Monday, January 24, 2005

Grade Inflation?

Grade inflation?

Princeton has decided to cap the number of A’s it gives, in the brave battle to stem the tide of grade inflation, yap yap yap.

As you might guess, the result is students turning against students and, thus, I imagine, less learning taking place. Go read about it if you care:

I have my doubts that grade inflation exists, A, and B, what if it did?*

What’s the deal with grades anyway?

What is our job as professors? To make sure, for some existential grade review board out there somewhere, that an A is really “worth” an A, whatever that means?

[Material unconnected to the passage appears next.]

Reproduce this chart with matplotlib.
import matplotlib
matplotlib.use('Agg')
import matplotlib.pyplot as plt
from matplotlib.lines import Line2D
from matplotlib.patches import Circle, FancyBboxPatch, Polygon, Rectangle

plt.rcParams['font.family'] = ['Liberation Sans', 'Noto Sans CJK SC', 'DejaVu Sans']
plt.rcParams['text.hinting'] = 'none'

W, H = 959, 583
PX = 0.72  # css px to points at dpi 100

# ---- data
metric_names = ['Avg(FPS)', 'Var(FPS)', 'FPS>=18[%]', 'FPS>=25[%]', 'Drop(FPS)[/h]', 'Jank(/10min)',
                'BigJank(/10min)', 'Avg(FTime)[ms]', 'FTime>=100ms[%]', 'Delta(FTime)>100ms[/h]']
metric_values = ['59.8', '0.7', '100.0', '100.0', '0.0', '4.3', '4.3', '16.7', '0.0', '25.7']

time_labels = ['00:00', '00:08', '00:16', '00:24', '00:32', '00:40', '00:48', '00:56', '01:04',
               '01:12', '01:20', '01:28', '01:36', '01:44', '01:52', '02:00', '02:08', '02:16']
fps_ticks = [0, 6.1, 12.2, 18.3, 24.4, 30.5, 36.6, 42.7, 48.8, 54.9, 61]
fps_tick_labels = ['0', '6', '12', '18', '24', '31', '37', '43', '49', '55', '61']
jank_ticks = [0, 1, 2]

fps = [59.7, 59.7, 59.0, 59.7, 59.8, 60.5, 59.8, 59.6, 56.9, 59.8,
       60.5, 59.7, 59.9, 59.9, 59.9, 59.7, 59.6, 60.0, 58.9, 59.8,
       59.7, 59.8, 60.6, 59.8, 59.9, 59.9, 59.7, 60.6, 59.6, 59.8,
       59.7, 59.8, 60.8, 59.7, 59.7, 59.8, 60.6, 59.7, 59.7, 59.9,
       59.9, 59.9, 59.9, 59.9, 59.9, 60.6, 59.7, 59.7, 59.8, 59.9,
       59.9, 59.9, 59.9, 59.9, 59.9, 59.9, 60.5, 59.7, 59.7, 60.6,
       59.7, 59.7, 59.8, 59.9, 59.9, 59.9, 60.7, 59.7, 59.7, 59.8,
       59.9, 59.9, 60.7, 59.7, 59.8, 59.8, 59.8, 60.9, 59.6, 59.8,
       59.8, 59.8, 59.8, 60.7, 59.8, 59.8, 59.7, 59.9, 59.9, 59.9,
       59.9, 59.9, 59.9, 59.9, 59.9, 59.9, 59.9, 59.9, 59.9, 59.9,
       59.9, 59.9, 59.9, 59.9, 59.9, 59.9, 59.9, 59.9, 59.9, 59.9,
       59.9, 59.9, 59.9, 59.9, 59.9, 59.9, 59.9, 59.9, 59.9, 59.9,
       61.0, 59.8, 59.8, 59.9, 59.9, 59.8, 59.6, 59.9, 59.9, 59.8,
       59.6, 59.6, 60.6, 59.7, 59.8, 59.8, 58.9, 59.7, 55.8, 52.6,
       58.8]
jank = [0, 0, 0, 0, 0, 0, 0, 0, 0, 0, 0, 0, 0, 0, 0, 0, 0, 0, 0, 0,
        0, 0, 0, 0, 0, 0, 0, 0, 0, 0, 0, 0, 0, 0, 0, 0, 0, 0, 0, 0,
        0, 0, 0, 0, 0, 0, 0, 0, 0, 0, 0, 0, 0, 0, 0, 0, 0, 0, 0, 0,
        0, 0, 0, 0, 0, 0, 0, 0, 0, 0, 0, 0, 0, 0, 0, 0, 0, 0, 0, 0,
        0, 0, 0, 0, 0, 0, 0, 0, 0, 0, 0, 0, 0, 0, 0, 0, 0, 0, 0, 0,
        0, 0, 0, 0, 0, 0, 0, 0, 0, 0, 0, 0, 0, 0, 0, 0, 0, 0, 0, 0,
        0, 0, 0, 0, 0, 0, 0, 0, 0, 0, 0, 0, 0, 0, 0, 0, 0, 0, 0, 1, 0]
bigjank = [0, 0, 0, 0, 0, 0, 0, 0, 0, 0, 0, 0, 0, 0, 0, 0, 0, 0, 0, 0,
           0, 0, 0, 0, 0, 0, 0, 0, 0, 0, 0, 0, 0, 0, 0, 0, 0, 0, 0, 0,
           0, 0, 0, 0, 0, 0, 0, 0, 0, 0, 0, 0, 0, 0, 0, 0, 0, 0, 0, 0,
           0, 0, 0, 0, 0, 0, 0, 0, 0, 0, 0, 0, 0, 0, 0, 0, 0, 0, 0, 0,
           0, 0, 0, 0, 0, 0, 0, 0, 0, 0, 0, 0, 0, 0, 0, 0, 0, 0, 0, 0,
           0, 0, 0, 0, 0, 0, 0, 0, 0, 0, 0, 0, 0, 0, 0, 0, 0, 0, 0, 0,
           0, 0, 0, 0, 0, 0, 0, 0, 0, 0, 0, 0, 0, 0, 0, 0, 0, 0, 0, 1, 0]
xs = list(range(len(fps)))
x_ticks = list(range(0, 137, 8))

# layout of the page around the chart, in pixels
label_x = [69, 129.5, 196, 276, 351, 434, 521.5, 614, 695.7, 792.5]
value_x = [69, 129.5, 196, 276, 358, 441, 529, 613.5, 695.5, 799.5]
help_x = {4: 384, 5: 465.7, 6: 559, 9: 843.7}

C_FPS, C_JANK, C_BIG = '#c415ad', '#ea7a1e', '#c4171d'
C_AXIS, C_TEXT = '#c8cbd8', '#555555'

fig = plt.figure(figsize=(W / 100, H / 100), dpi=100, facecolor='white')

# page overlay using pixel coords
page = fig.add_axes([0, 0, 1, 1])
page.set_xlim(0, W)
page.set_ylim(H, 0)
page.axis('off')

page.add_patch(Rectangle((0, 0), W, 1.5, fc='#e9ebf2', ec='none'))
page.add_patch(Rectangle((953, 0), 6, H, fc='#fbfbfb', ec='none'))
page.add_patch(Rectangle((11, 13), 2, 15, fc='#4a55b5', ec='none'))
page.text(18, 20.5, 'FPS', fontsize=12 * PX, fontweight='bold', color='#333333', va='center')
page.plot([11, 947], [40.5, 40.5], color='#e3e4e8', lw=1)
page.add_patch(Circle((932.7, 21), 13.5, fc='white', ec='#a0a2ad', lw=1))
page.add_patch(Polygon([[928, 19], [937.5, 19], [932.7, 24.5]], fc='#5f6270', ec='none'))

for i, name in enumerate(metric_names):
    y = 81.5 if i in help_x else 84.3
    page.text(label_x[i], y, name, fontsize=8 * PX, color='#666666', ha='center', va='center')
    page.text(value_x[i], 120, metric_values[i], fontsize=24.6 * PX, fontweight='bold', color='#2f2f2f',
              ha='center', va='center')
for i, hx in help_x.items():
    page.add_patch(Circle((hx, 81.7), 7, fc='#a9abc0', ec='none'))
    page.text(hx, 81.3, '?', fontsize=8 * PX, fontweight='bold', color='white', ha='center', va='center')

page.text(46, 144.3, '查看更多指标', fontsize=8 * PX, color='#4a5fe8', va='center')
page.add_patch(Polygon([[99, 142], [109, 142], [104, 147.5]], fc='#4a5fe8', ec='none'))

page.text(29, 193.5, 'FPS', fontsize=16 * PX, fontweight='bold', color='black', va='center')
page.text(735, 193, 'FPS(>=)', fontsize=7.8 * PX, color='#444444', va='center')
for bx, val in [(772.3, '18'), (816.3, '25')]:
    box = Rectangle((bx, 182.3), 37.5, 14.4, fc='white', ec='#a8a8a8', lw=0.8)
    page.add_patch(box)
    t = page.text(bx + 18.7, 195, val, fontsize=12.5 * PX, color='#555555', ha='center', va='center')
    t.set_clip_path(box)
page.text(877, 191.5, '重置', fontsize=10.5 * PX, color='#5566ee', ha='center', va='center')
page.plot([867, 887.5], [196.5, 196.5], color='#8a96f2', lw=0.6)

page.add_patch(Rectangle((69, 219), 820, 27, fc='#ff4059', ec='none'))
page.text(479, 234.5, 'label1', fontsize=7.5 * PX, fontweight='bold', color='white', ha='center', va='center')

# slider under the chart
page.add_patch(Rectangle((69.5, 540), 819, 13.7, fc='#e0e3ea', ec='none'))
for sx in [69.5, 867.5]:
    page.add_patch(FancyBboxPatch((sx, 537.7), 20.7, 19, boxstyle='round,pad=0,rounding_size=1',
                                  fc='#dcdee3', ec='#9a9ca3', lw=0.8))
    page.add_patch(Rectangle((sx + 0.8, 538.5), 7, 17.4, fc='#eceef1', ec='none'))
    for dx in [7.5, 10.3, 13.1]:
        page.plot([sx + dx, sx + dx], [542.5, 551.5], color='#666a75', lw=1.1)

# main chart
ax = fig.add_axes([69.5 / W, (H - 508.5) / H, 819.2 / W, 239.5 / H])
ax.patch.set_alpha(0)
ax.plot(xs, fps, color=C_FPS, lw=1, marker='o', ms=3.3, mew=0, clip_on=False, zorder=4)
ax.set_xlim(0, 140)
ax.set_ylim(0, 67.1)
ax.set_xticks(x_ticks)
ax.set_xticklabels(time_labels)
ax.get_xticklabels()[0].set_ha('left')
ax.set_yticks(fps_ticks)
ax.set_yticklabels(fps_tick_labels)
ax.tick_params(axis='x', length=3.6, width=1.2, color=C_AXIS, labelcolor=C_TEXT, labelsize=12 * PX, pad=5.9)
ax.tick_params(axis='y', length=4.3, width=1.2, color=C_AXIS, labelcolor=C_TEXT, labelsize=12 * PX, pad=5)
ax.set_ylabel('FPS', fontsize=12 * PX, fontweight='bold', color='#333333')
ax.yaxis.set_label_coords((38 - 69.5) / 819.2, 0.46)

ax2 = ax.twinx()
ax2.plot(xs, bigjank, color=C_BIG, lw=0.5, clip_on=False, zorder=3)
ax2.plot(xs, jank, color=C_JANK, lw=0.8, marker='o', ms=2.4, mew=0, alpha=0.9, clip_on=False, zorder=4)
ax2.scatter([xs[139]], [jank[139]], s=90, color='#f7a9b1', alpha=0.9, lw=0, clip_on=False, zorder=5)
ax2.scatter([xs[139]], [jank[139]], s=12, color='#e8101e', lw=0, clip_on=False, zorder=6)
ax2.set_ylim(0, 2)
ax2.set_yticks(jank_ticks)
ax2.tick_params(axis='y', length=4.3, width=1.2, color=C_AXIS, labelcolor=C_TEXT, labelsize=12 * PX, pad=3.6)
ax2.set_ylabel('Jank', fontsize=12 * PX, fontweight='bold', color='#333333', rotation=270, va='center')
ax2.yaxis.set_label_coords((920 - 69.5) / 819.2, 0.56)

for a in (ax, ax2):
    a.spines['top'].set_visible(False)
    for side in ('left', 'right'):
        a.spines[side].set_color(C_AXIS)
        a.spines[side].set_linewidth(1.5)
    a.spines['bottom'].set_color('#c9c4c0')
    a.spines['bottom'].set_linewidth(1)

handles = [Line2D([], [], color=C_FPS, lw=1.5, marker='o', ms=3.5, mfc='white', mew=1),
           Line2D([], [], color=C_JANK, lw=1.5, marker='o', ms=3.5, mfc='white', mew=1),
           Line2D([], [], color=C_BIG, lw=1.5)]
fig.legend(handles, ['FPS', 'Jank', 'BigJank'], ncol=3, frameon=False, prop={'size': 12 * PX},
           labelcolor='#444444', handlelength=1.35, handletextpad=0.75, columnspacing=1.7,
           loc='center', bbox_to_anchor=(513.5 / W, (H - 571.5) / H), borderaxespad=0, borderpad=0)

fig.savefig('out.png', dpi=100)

Or to teach the History of the English Language to all of the students in the class as well as we possibly can?

And, if (by some freakish chance) all of the students in the class do indeed learn the History of the English Language brilliantly in a given semester, are we then to give only 35% of them an A?

And yes, I know that the odds of all of them doing so brilliantly are not good.

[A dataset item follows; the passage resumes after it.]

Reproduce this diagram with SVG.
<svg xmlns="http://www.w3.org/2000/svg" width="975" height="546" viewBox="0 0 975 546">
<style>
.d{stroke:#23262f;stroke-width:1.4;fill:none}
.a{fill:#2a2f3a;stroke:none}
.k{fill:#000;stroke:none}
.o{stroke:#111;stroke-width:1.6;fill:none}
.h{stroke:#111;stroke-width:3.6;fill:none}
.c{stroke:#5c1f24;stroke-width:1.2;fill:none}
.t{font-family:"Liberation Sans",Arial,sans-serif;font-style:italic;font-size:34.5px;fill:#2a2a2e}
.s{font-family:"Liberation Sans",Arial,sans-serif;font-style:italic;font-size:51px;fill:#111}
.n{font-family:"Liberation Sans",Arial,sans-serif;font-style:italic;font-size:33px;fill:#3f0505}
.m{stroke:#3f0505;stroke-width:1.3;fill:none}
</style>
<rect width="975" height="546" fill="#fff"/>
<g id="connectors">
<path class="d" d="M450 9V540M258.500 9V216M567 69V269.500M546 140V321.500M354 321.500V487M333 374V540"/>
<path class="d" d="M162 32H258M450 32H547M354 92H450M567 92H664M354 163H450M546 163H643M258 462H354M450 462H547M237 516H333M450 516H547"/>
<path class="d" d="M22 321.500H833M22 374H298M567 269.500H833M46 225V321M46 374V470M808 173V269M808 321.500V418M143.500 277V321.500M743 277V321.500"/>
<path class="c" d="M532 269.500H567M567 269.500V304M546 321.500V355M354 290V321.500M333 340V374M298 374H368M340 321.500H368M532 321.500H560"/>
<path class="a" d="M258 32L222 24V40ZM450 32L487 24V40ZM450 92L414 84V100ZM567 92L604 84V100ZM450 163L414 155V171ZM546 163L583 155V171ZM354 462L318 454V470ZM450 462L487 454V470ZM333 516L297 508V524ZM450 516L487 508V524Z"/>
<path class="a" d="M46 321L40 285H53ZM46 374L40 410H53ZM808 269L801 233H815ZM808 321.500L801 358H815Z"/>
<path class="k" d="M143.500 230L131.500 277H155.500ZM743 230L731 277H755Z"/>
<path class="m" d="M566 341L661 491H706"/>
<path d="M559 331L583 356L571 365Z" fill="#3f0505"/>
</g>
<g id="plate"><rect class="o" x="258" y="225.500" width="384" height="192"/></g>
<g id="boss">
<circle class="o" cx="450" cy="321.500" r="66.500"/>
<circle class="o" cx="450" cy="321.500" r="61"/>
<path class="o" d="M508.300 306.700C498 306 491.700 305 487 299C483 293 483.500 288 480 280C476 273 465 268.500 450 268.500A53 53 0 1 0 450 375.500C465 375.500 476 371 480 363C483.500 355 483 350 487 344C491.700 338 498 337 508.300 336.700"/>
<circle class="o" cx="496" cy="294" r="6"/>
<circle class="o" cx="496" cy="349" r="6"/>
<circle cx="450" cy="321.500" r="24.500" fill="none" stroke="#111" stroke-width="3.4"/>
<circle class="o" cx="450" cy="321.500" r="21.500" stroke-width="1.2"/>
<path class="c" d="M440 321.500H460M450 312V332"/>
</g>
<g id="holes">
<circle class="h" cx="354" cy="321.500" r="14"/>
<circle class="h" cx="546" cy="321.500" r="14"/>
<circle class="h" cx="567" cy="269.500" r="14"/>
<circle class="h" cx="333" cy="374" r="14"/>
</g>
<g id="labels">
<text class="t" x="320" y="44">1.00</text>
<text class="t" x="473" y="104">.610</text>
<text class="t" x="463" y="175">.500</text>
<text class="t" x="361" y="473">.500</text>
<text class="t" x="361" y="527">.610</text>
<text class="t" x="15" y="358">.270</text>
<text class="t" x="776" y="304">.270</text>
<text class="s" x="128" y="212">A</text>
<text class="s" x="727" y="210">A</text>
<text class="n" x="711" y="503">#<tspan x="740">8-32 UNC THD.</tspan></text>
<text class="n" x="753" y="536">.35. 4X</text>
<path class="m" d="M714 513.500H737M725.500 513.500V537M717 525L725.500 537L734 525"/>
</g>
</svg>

On the other hand: to approach the class with the attitude that only 35% of them are going to do it brilliantly – to approach the class with the attitude that I will give 65% of them a B or lower, no matter what – seems to decide on failure beforehand.

My job is not to fail students: my job is, in fact, not to grade students. My job is to educate students.

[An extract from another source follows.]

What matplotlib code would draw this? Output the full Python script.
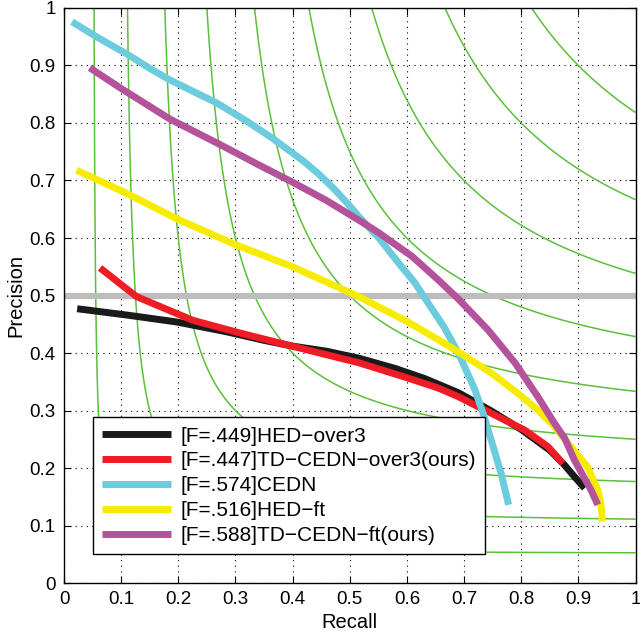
import numpy as np
import matplotlib
matplotlib.use("Agg")
import matplotlib.pyplot as plt

plt.rcParams['font.family'] = ['Liberation Sans', 'DejaVu Sans']

# precision-recall curves
hed_over3_r = [0.023, 0.11, 0.197, 0.284, 0.35, 0.40, 0.46, 0.516, 0.58, 0.63, 0.69, 0.748,
               0.80, 0.85, 0.875, 0.893, 0.911]
hed_over3_p = [0.477, 0.466, 0.454, 0.437, 0.422, 0.412, 0.403, 0.391, 0.373, 0.356, 0.331, 0.299,
               0.267, 0.231, 0.206, 0.185, 0.165]

td_over3_r = [0.063, 0.127, 0.225, 0.307, 0.411, 0.516, 0.60, 0.655, 0.69, 0.748, 0.806, 0.847, 0.873]
td_over3_p = [0.548, 0.498, 0.457, 0.435, 0.409, 0.383, 0.357, 0.339, 0.324, 0.295, 0.266, 0.237, 0.208]

cedn_r = [0.014, 0.06, 0.11, 0.15, 0.185, 0.23, 0.267, 0.32, 0.364, 0.39, 0.42, 0.446, 0.47, 0.498,
          0.516, 0.551, 0.585, 0.614, 0.641, 0.665, 0.69, 0.719, 0.735, 0.75, 0.765, 0.778]
cedn_p = [0.976, 0.948, 0.92, 0.895, 0.875, 0.853, 0.835, 0.803, 0.774, 0.755, 0.733, 0.711, 0.688,
          0.658, 0.637, 0.6, 0.557, 0.522, 0.481, 0.445, 0.4, 0.336, 0.29, 0.24, 0.19, 0.136]

hed_ft_r = [0.022, 0.109, 0.196, 0.301, 0.40, 0.516, 0.60, 0.655, 0.69, 0.748, 0.794, 0.829,
            0.858, 0.887, 0.916, 0.934, 0.94, 0.942]
hed_ft_p = [0.718, 0.678, 0.634, 0.588, 0.55, 0.498, 0.455, 0.423, 0.402, 0.365, 0.33, 0.301,
            0.272, 0.237, 0.202, 0.162, 0.133, 0.107]

td_ft_r = [0.045, 0.1, 0.185, 0.272, 0.341, 0.40, 0.458, 0.516, 0.551, 0.609, 0.655, 0.69,
           0.742, 0.789, 0.829, 0.858, 0.876, 0.893, 0.922, 0.934]
td_ft_p = [0.896, 0.86, 0.807, 0.763, 0.727, 0.697, 0.666, 0.631, 0.609, 0.568, 0.527, 0.494,
           0.44, 0.383, 0.324, 0.278, 0.252, 0.214, 0.162, 0.136]

labels = ['[F=.449]HED\u2212over3', '[F=.447]TD\u2212CEDN\u2212over3(ours)', '[F=.574]CEDN',
          '[F=.516]HED\u2212ft', '[F=.588]TD\u2212CEDN\u2212ft(ours)']
colors = ['#1a1a1a', '#ee1c24', '#6ccbdc', '#f7ec00', '#b4539c']

iso_f_levels = [0.1, 0.2, 0.3, 0.4, 0.5, 0.6, 0.7, 0.8, 0.9]

fig = plt.figure(figsize=(6.4, 6.34), dpi=100)
ax = fig.add_axes([0.1, 0.0804, 0.893, 0.907])

# iso-F contours
g = np.linspace(0.005, 1, 600)
R, P = np.meshgrid(g, g)
F = 2 * P * R / (P + R)
ax.contour(R, P, F, levels=iso_f_levels, colors='#5cbf3a', linewidths=1.1)

ax.axhline(0.5, color='#bdbdbd', lw=4.5, zorder=2)

series = [(hed_over3_r, hed_over3_p), (td_over3_r, td_over3_p), (cedn_r, cedn_p),
          (hed_ft_r, hed_ft_p), (td_ft_r, td_ft_p)]
for (r, p), c, lab in zip(series, colors, labels):
    ax.plot(r, p, color=c, lw=5, label=lab, solid_capstyle='butt',
            solid_joinstyle='round', zorder=3)

ax.set_xlim(0, 1)
ax.set_ylim(0, 1)
ticks = np.round(np.arange(0, 1.01, 0.1), 1)
ticklabels = ['0'] + [f'{t:g}' for t in ticks[1:-1]] + ['1']
ax.set_xticks(ticks)
ax.set_yticks(ticks)
ax.set_xticklabels(ticklabels)
ax.set_yticklabels(ticklabels)
ax.tick_params(direction='in', top=True, right=True, length=5, labelsize=13.5, pad=6)
ax.grid(True, color='black', linestyle=(0, (1, 4)), linewidth=0.8)
ax.set_xlabel('Recall', fontsize=14.5, labelpad=3)
ax.set_ylabel('Precision', fontsize=14.5, labelpad=3)
for s in ax.spines.values():
    s.set_linewidth(1.0)

leg = ax.legend(loc='lower left', bbox_to_anchor=(0.05, 0.05), fontsize=15,
                frameon=True, fancybox=False, edgecolor='black', framealpha=1,
                handlelength=3.3, handletextpad=0.45, borderpad=0.45, labelspacing=0.28,
                borderaxespad=0)
leg.get_frame().set_linewidth(1.0)

fig.savefig('out.png', dpi=100)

*There was an essay by Alfie Kohn in the Chronicle of Higher Ed on November 8, 2002 on this subject – don’t know that it’s still accessible, but you can try:

Called “The Dangerous Myth of Grade Inflation.”

1 comment:

zelda1 said...

I am a non-non-traditional student, which means that I am usually the oldest student in the class and am also older than most of my professors. NOw, this doesn't make me any more or less apt to understand but it does give me more experience with being in class rooms. One of the things that I know from my vast experience is that there are two types of teachers: teachers and evaluaters. Those that teach do so with such passion the students can not help but absorb every word, the classroom is exciting, and the material never boaring. Learning is expected and happens through the professors passion somehow leaking into the students. The other teacher, the evaluater, sits in class holding onto those grades and using them to dispense his or her own revenge or justice. Nothing is taught, nothing is learned, and the grades are what consumes the students. In the teacher's class where learning is cultivated the grade never seems to haunt me but in the other, the grade is always in the back of my mind. Will I get an A, how can I get an A, how does he grade. It goes on and on because the teacher that can not teach knows it and grades are his only means to lord over the student. Certainly it isn't his passion or knowledge. I like getting grades, but I like being in a class where grades are secondary to learning, and of course when you are in class like that, learning delivers the grades.